Em tese isso é lindo, mas na prática não acontece. Muitos de nós, por mais
empenhados e qualificados que sejamos, ficamos insatisfeitos com o invisibilidade
direcionada pelos nossos superiores ao trabalho que estamos exercendo.
Então, rebaixado ao
patamar de insignificância, nossos talentos passam a se personificar naquele
emprego. Logo, quando menos imaginamos, estamos odiando fazer o que antes era
de extremo prazer realizar. Em tempos de crise política/econômica, reformas
trabalhistas e da previdência, desemprego, suspeito que esse panorama tenda a
crescer. Soma-se a isso a enorme competividade, os constantes desvios de
função, o crescimento de atividades informais, os longos processos trabalhistas
aglomerados na justiça, práticas neoescravistas, tem-se mais ingredientes para
frustrar qualquer profissional. Por essas razões, a Geração Z é a mais
dinâmica, no que se refere a criação e inserção de novos trabalhos, mas, ao
mesmo tempo, é a mais despreocupada com a necessidade de criar uma carreira, da
qual fincar raízes durante décadas numa empresa seja o seu ideal de vida. O que
esses jovens querem é levar seu amor pelo que fazem ao extremo, não se
limitarem a um ramo cuja função pode transformar esse sentimento em ódio.

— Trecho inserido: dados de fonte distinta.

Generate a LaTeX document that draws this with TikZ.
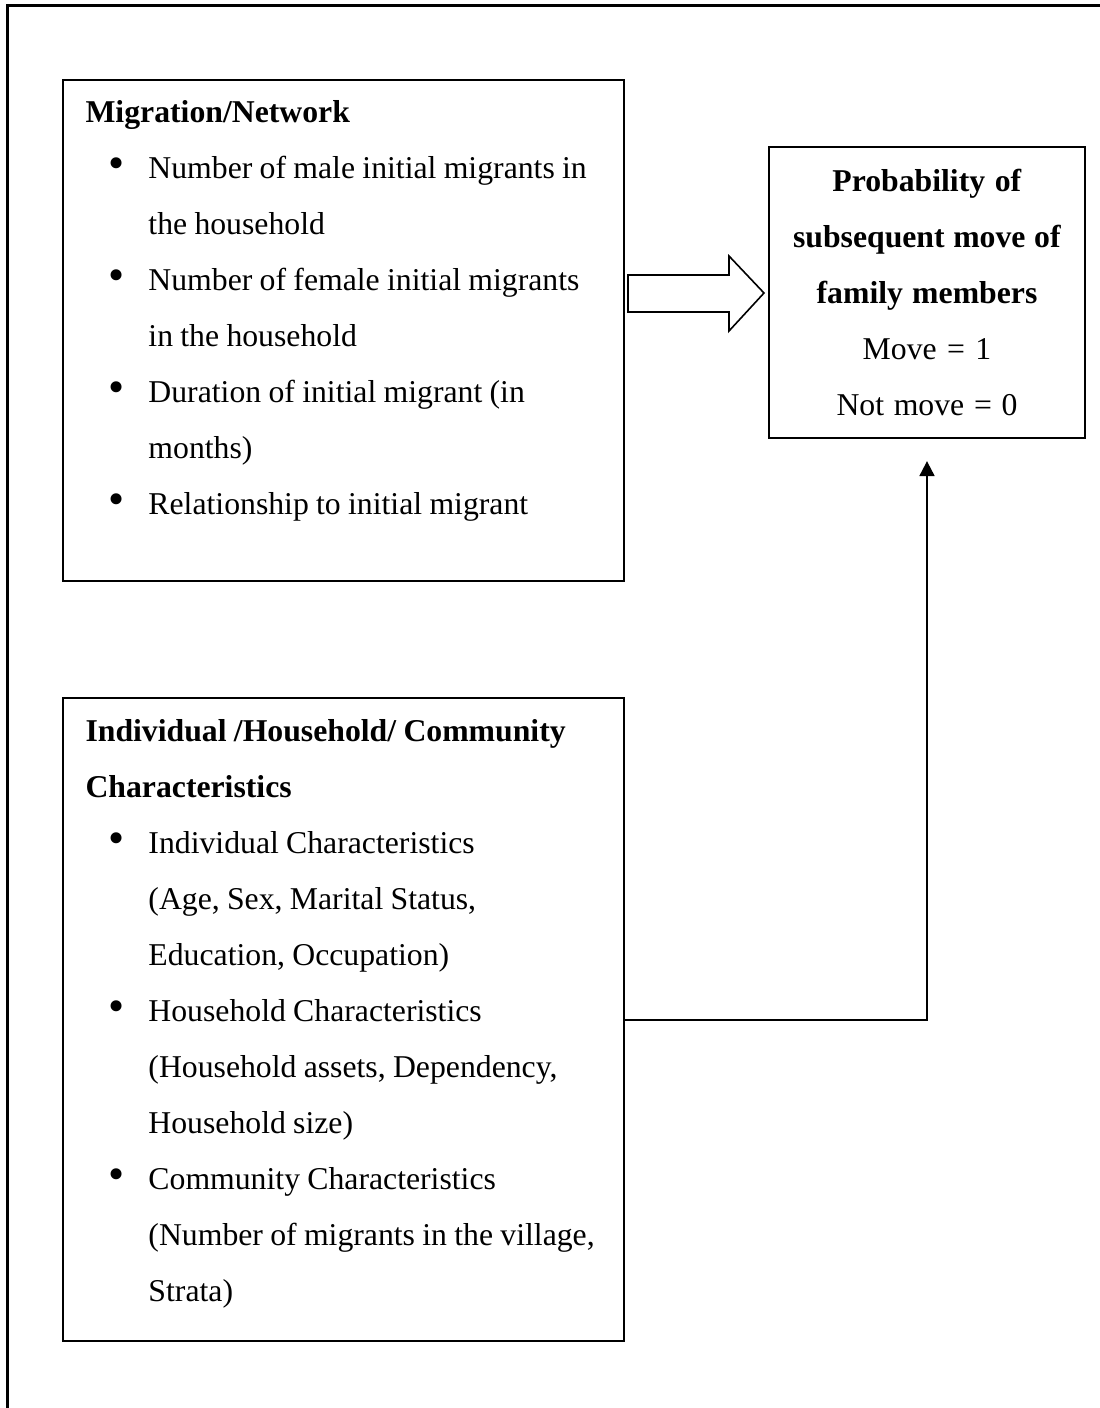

Eles estão certos. Infelizmente,
porém, nem todos possuem essa flexibilidade. A massa trabalhadora, alicerçada
em um modelo educacional despreparado para o mercado de trabalho, é lançada a funções
degradantes, de parcial ou total subserviência. São empregos com longas horas
de labor, com pouco descanso, muita competitividade, em precárias condições de
saúde e baixíssimos honorários. Sem muita qualificação, muitos se agarram a
essas oportunidades inconscientes dos ônus psicológicos que elas trarão num certo
prazo, quando a frustração bater à porta. Os mais destemidos ainda se aventuram
em concursos públicos, em busca de uma estabilidade de vida. Não vejo nada de
errado nisso, mas não é uma garantia de satisfação trabalhista plena. Significa
apenas ter um dinheiro certo todo mês na conta, porém, não impede que
dissabores diários venham perturbar nosso sono.
Não raro, muitas
pessoas abandonam carreiras promissoras para se arriscar abrindo um negócio
próprio, ou simplesmente mudam de emprego, e para surpresa, descobrem que não
odiavam o último trabalho, mas a falta de condições oferecidas pelo emprego
para exercê-lo. São advogados que resolvem virar chefes de cozinha; executivos
que trocam salas de ar condicionado pela liberdade de ter a própria empresa em
casa; mais comum ainda são casais inverterem os papeis, com mulheres
trabalhando fora e os maridos em casa cuidando dos afazeres domésticos, e tudo
bem com isso para ambas as partes; pessoas que conciliam seus cargos públicos
com projetos paralelos ligados à arte, cultura e entretenimento em geral,
atividades que aliam satisfação pessoal e remuneração extra. São muitas as
probabilidades. Pelo visto, porém, em todos os casos, vale mais a satisfação de
estar bem com a atividade destinada a ser feita, do que apenas estar assegurado
financeiramente nesse sentido. Todavia, quando uma coisa está aliada outra é um
atrativo a mais.
Por isso, é tão
pertinente saber escolher bem o que se quer fazer. Diante do leque de opções
existente, parece que a escolha se torna ainda mais complexa, sobretudo entre
os jovens. Entretanto, esse mesmo grupo tem nos ensinado que através da dúvida
é possível chegar ao denominador comum, encontrando um trabalho que dignifique
nossas potencialidades, e não apenas focado no quesito financeiro. O dinheiro é
o resultado do nosso empenho, quando nos dedicamos com afinco a exercer uma
determinada função sem focar necessariamente no que receberemos, mas na
satisfação de ver nosso talento ser reconhecido. Então, quando isso ocorre,
naturalmente seremos bem recompensados. Todavia, para isso, precisamos
encontrar o que nos motiva a trabalhar e, em seguida, achar um emprego onde
essa motivação será valorizada. Em meio a tanta oferta, bateremos em portas
erradas. Mas não podemos sucumbir. Qualquer frustração poderá desacreditar
aquilo que acreditamos sermos capazes de fazer. Então, caso o erro seja
inevitável, odeie o seu emprego mas não destine o mesmo sentimento ao seu
trabalho.
Não desqualifique
aquilo que pertence unicamente a você diferenciando-o dos demais, seu talento.